Question

Every rational number is a real number. State whether the given statement is true or false. Justify.

Answer 1

Hint: In this type of question we just need to know the basics of the number system and definitions of real number and rational number is must to solve this question, after knowing definitions of above mentioned terms one must observe that a given statement is true or false.

Complete step by step answer:
To check if the above given statement is true or false we must know first the basic definition of Real numbers and rational numbers of the number system.
So below is the definition of Real Numbers:
Real numbers are simply the combination of rational and irrational numbers, in the number system. In general, all the arithmetic operations can be performed on these numbers and they can be represented in the number line, also. At the same time, the imaginary numbers are the un-real numbers, which cannot be expressed in the number line and is commonly used to represent a complex number.
Example - \[0,1,-1,2,5.\overline{3},\dfrac{1}{6}\] , etc.
As the above definition clearly says that real numbers consist of rational numbers, but apart from definition we will look after the concept or we can say definition of rational numbers and then we will see how they can be a subset of real numbers.
First we will see the definition of rational numbers:
In Maths, rational numbers are represented in \[\dfrac{p}{q}\] form where \[q\] is not equal to zero. It is also a type of real number. Any fraction with non-zero denominators is a rational number.
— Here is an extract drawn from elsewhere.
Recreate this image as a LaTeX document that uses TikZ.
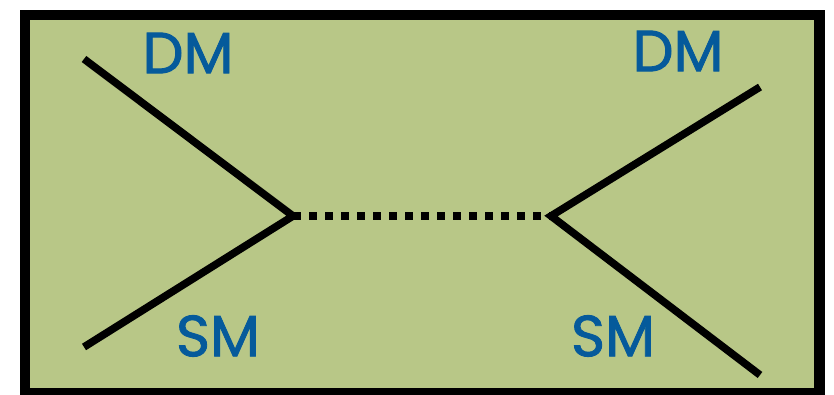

Hence, we can say that \['0'\] is also a rational number, as we can represent it in many forms such as \[\dfrac{0}{1},\dfrac{0}{2},\dfrac{0}{3},\] etc. But, \[\dfrac{1}{0},\dfrac{2}{0},\dfrac{3}{0},\] etc. are not rational, since they give us infinite values. Also, check irrational numbers here and compare them with rational numerals.
As we noticed above by seeing the definition of rational numbers that rational numbers are ratio of two integers and the numbers which are terminating after decimal point or non-terminating but repeating can be represent in the form of rational numbers, therefore we can conclude two statements:
First, every real number cannot be represented as rational numbers.
Second is every rational number is a representation of a real number.
Therefore, the given statement that is “Every rational number is a real number” is TRUE.
Therefore our final answer is TRUE.

Note: The rational numbers can be seen as a fraction and it is widely being used everywhere in day to day life as when we want to share any whole thing then we use this concept, they are used in many industries and banks to calculate interest and loans and in many more problems.